Casi 13 horas después se bajaría en la ruta y esperaría otra unidad que lo dejaría en Dora. Su casa. Su lugar en el mundo, donde se siente cómodo, aunque su destino lo deposite circunstancialmente en otro lugar. Ahí se siente el verdadero Gabriel Deck. El de su familia. El de sus abuelas. El de sus amigos. El de su pueblo, donde ahora tiene una fundación que ayuda a diversos merenderos que dan de comer a chicos con necesidades. Alguien que, justamente, supo de necesidades.

Este Tortu es el de siempre. El que sigue teniendo –y añorando- los simples gustos de la vida: ir a pescar al Río Salado, comer guisos y escuchar la música de sus pagos, siempre con los suyos. Mentalmente, Deck nunca se fue de Colonia Dora. Ni cuando se fue a Santiago para destacarse en Quimsa. Ni cuando llegó a la áspera Capital Federal para brillar en San Lorenzo. Ni cuando se mudó con todos los lujos a Madrid para ser pieza importante del Real Madrid.

“Nunca dejé de tener los pies en la tierra: sé de dónde vengo y cuáles son los valores que me trajeron hasta acá. Trato de ser respetuoso, humilde y honrar mi palabra. Siempre. Ante todo. Mi propósito es ser buena persona porque esto en algún momento se termina. Son 10 o 15 años de carrera y después queda la persona, que es lo más importante para mí”, deja claro mientras desempolva una sabiduría que lo diferencia. “La calle me ha enseñó mucho: el respeto, la amistad, la importancia de portarse bien, porque en la calle no te podés hacer el loco. Además, no le tengo miedo a nada. Me fui de mi casa y me ha costado, pero ¿miedo? Nunca. Por más presión que haya”, dice con su habitual claridad.

La frase “Esto es básquet, Chango” define cómo toma todo.
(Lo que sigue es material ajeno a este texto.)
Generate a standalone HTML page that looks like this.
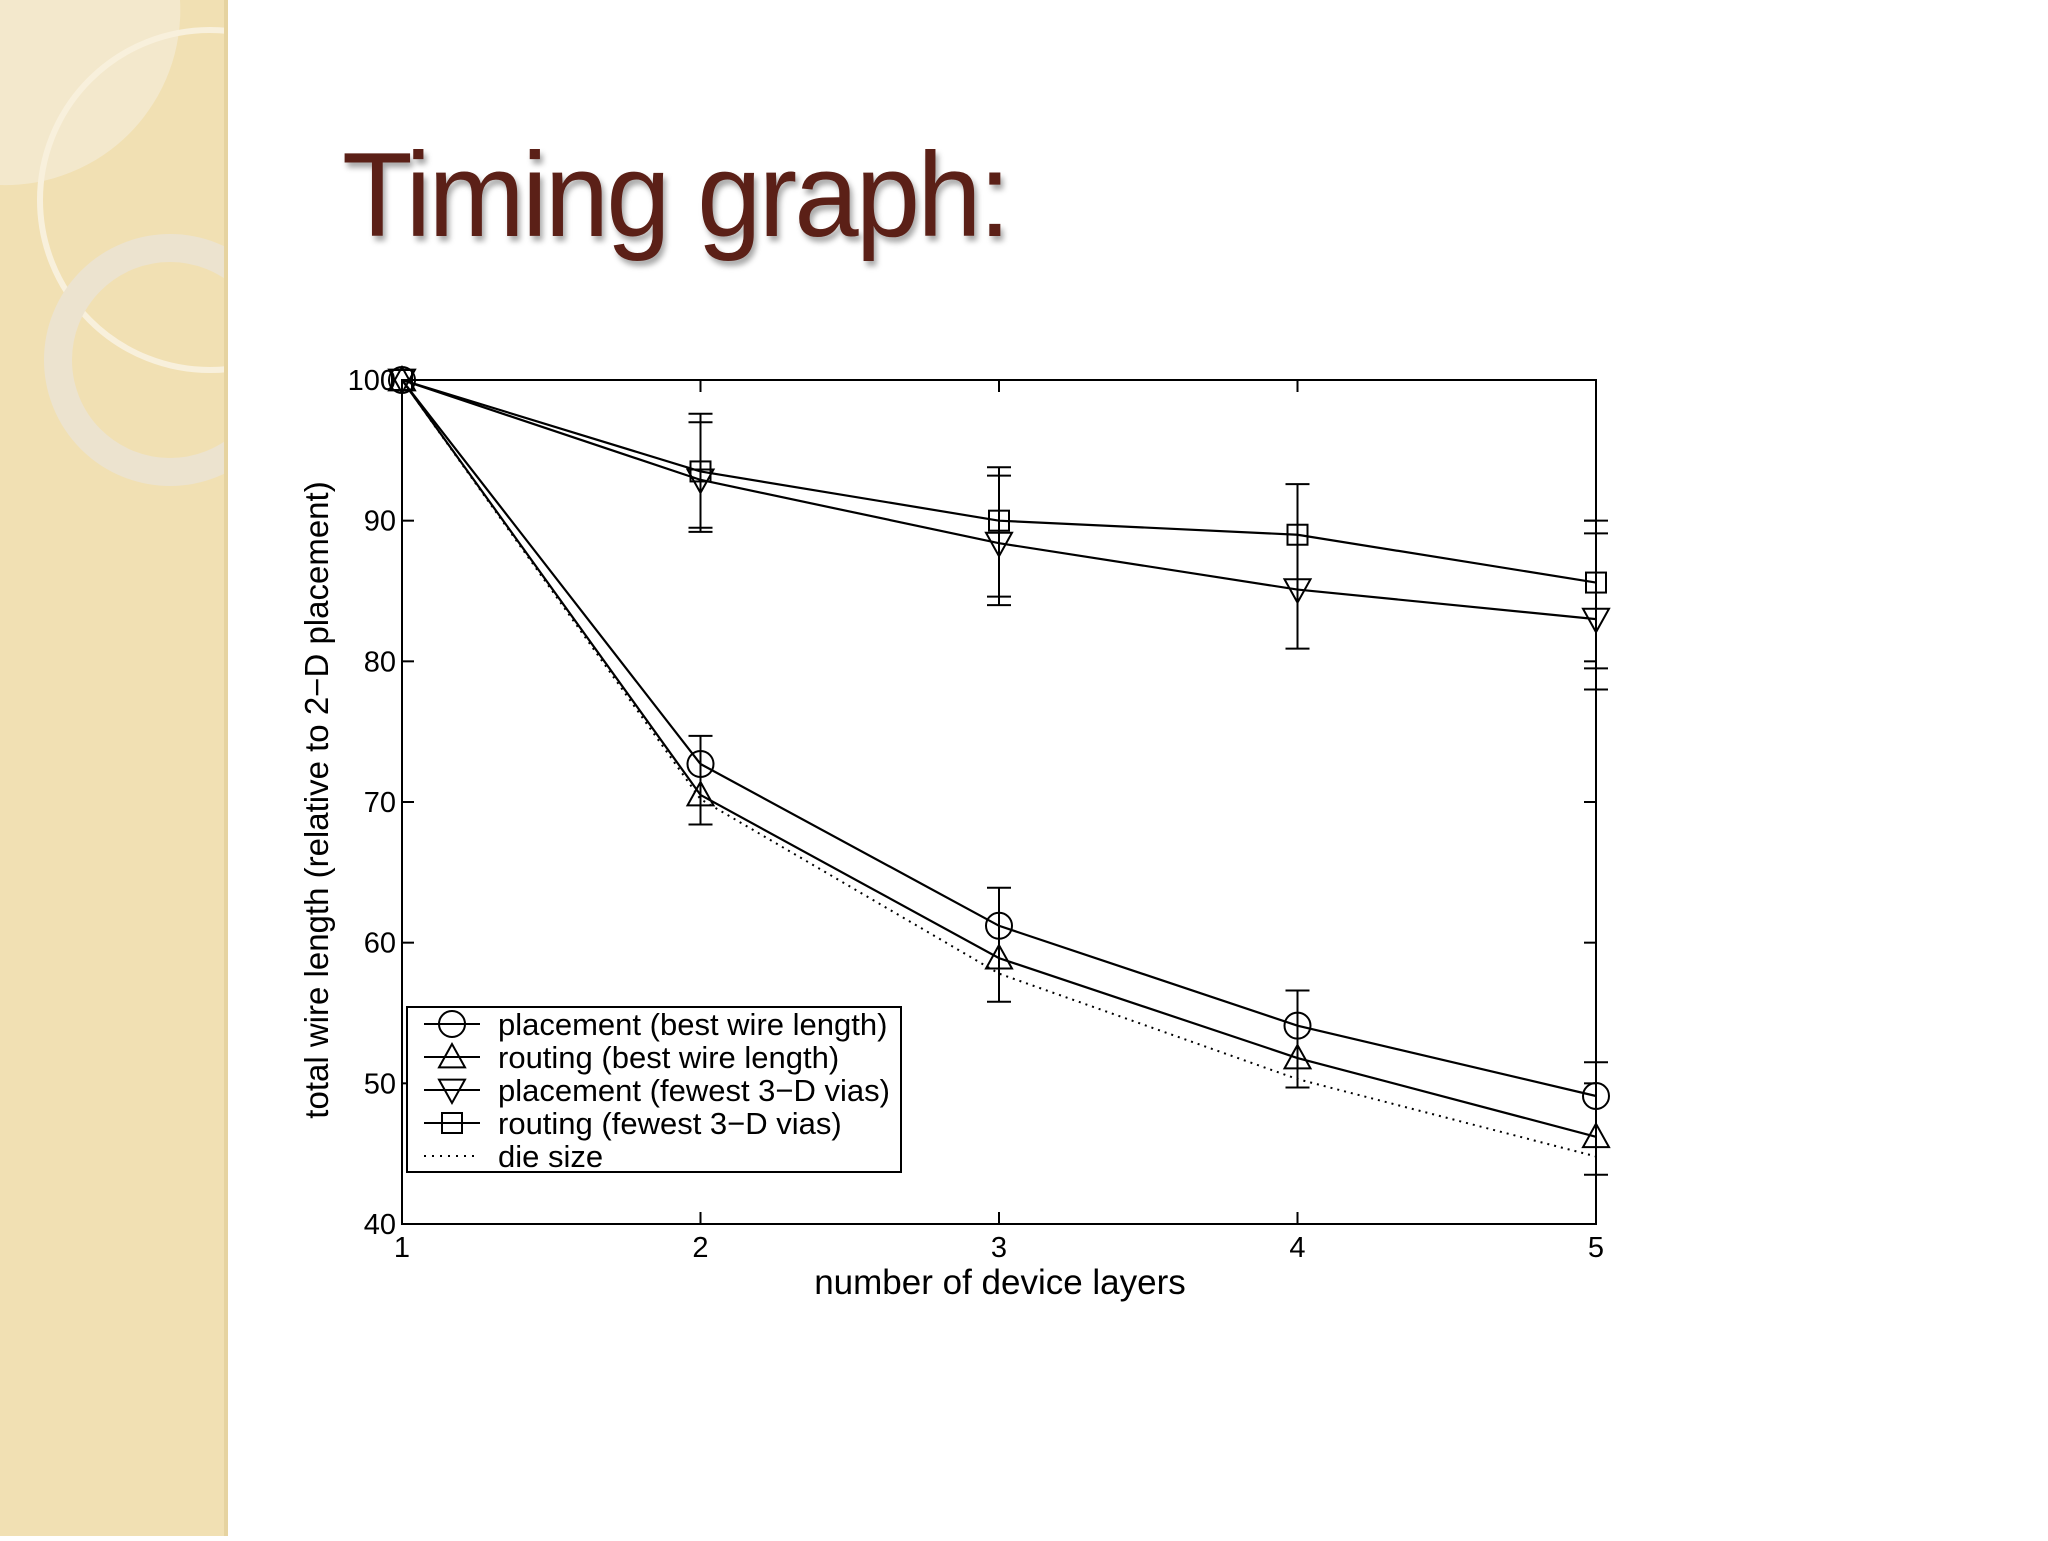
<!DOCTYPE html>
<html><head><meta charset="utf-8"><style>
html,body{margin:0;padding:0;width:2048px;height:1536px;overflow:hidden;background:#fff}
#side{position:absolute;left:0;top:0;width:228px;height:1536px;background:#f2e2b6}
#title{position:absolute;left:342px;top:126px;font-family:"Liberation Sans",sans-serif;font-size:120px;color:#5b2017;letter-spacing:-3px;transform:scaleX(0.965);transform-origin:left top;text-shadow:3px 5px 6px rgba(0,0,0,0.35);white-space:nowrap}
svg text{font-family:"Liberation Sans",sans-serif}
</style></head><body>
<div id="side">
<svg width="228" height="1536">
<rect x="0" y="0" width="228" height="1536" fill="#f1e0b3"/>
<path d="M0 0 H180 A175 175 0 0 1 0 185 Z" fill="#f3e8cc"/>
<circle cx="210" cy="200" r="170" fill="none" stroke="#f8f0dc" stroke-width="6"/>
<circle cx="170" cy="360" r="112" fill="none" stroke="#ece3cf" stroke-width="28"/>
<line x1="226" y1="0" x2="226" y2="1536" stroke="#e6d3a0" stroke-width="4"/>
</svg></div>
<div id="title">Timing graph:</div>
<svg id="chart" width="2048" height="1536" style="position:absolute;left:0;top:0"></svg>
<script>
const categories=[1,2,3,4,5];
const yTicks=[40,50,60,70,80,90,100];
const placementBest=[100,72.7,61.2,54.1,49.1];
const routingBest=[100,70.5,58.9,51.8,46.2];
const placementFewest=[100,92.9,88.4,85.1,83.0];
const routingFewest=[100,93.5,90.0,89.0,85.6];
const dieSize=[100,70.2,57.8,50.3,44.8];
const pbLow=[null,68.4,55.8,49.7,43.5];
const pbHigh=[null,74.7,63.9,56.6,51.5];
const pfLow=[null,89.2,84.0,80.9,78.0];
const pfHigh=[null,97.0,93.2,92.6,89.1];
const rfLow=[null,89.5,84.6,null,79.5];
const rfHigh=[null,97.6,93.8,null,90.0];
const X0=402,X1=1596,Y0=1224,Y1=380;
const xs=v=>X0+(v-1)/4*(X1-X0);
const ys=v=>Y0-(v-40)/60*(Y0-Y1);
const svg=document.getElementById('chart');
const NS='http://www.w3.org/2000/svg';
function mk(t,a,p){const e=document.createElementNS(NS,t);for(const k in a)e.setAttribute(k,a[k]);(p||svg).appendChild(e);return e;}
let e=mk('rect',{x:X0,y:Y1,width:X1-X0,height:Y0-Y1,fill:'none',stroke:'#000','stroke-width':2});


categories.forEach(c=>{const x=xs(c);
mk('line',{x1:x,y1:Y0,x2:x,y2:Y0-12,stroke:'#000','stroke-width':2});
mk('line',{x1:x,y1:Y1,x2:x,y2:Y1+12,stroke:'#000','stroke-width':2});
const t=mk('text',{x:x,y:Y0+33,'font-size':29,'text-anchor':'middle'});t.textContent=c;

});
yTicks.forEach(v=>{const y=ys(v);
mk('line',{x1:X0,y1:y,x2:X0+12,y2:y,stroke:'#000','stroke-width':2});
mk('line',{x1:X1,y1:y,x2:X1-12,y2:y,stroke:'#000','stroke-width':2});
const t=mk('text',{x:X0-6,y:y+10,'font-size':29,'text-anchor':'end'});t.textContent=v;

});
let t=mk('text',{x:1000,y:1294,'font-size':35,'text-anchor':'middle'});t.textContent='number of device layers';


t=mk('text',{x:0,y:0,'font-size':33,'text-anchor':'middle',transform:'translate(328,800) rotate(-90)'});t.textContent='total wire length (relative to 2\u2212D placement)';


function marker(type,x,y,g){const s=13;
if(type==='o')mk('circle',{cx:x,cy:y,r:s,fill:'none',stroke:'#000','stroke-width':2},g);
if(type==='^')mk('polygon',{points:`${x},${y-s} ${x-s},${y+s*0.8} ${x+s},${y+s*0.8}`,fill:'none',stroke:'#000','stroke-width':2},g);
if(type==='v')mk('polygon',{points:`${x},${y+s} ${x-s},${y-s*0.8} ${x+s},${y-s*0.8}`,fill:'none',stroke:'#000','stroke-width':2},g);
if(type==='s')mk('rect',{x:x-10,y:y-10,width:20,height:20,fill:'none',stroke:'#000','stroke-width':2},g);}
function series(vals,type,name,dash,lo,hi){const g=mk('g',{});


mk('polyline',{points:vals.map((v,i)=>xs(categories[i])+','+ys(v)).join(' '),fill:'none',stroke:'#000','stroke-width':dash?2:2.2,'stroke-dasharray':dash?'2,5':'none'},g);
if(lo)lo.forEach((l,i)=>{if(l==null)return;const x=xs(categories[i]);
mk('line',{x1:x,y1:ys(l),x2:x,y2:ys(hi[i]),stroke:'#000','stroke-width':2},g);
mk('line',{x1:x-12,y1:ys(l),x2:x+12,y2:ys(l),stroke:'#000','stroke-width':2},g);
mk('line',{x1:x-12,y1:ys(hi[i]),x2:x+12,y2:ys(hi[i]),stroke:'#000','stroke-width':2},g);});
if(type)vals.forEach((v,i)=>marker(type,xs(categories[i]),ys(v),g));}
series(dieSize,null,'series-die-size',true);
series(placementBest,'o','series-placement-best','',pbLow,pbHigh);
series(routingBest,'^','series-routing-best','');
series(placementFewest,'v','series-placement-fewest','',pfLow,pfHigh);
series(routingFewest,'s','series-routing-fewest','',rfLow,rfHigh);
const lg=mk('g',{});


mk('rect',{x:407,y:1007,width:494,height:165,fill:'#fff',stroke:'#000','stroke-width':2},lg);
const legendLabels=['placement (best wire length)','routing (best wire length)','placement (fewest 3\u2212D vias)','routing (fewest 3\u2212D vias)','die size'];
const legendTypes=['o','^','v','s',null];
legendLabels.forEach((l,i)=>{const y=1024+i*33;
const gg=mk('g',{},lg);


mk('line',{x1:424,y1:y,x2:480,y2:y,stroke:'#000','stroke-width':2,'stroke-dasharray':legendTypes[i]?'none':'2,6'},gg);
if(legendTypes[i])marker(legendTypes[i],452,y,gg);
const tt=mk('text',{x:498,y:y+11,'font-size':31},gg);tt.textContent=l;});
</script>
</body></html>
Y lo que explica que nada lo inmute, ni aún las luces de la NBA o tener que demostrar para ganarse un contrato garantizado para la próxima temporada. “Sé que no todas las personas se lo toman así, quizá sea una virtud mía”, resalta. En la intimidad, a veces luce tímido y hasta ausente, pero es su apariencia, Gaby siempre está atento y tomando enseñanzas a cada minuto. “Parece que estoy en otro lado o que algunas cosas no me importan, pero trato de aprender. De todos y siempre”, deja claro.

No es casualidad que, entre tantos tatuajes, en su muslo derecho sobresalga una frase del escritor estadounidense John Calvin Maxwell: “Cuando quieras emprender algo, habrá mucha gente que te dirá que no lo hagas; cuando vean que no pueden detenerte, te dirán cómo tienes que hacerlo; y cuando finalmente vean que lo has logrado, dirán que siempre creyeron en ti. Hazlo por tu gente, hazlo por tu orgullo, nunca sabrás si nunca lo intentas”. Una reflexión que resume su pensamiento y que Gabriel siempre tiene presente. El Gabriel de Colonia Dora. El mismo que ahora brilla en la NBA. El de siempre, el del patio de tierra, el de Colonia Dora, el de Santiago, el de los suyos… Con esa esencia que lo hace un ser tan especial.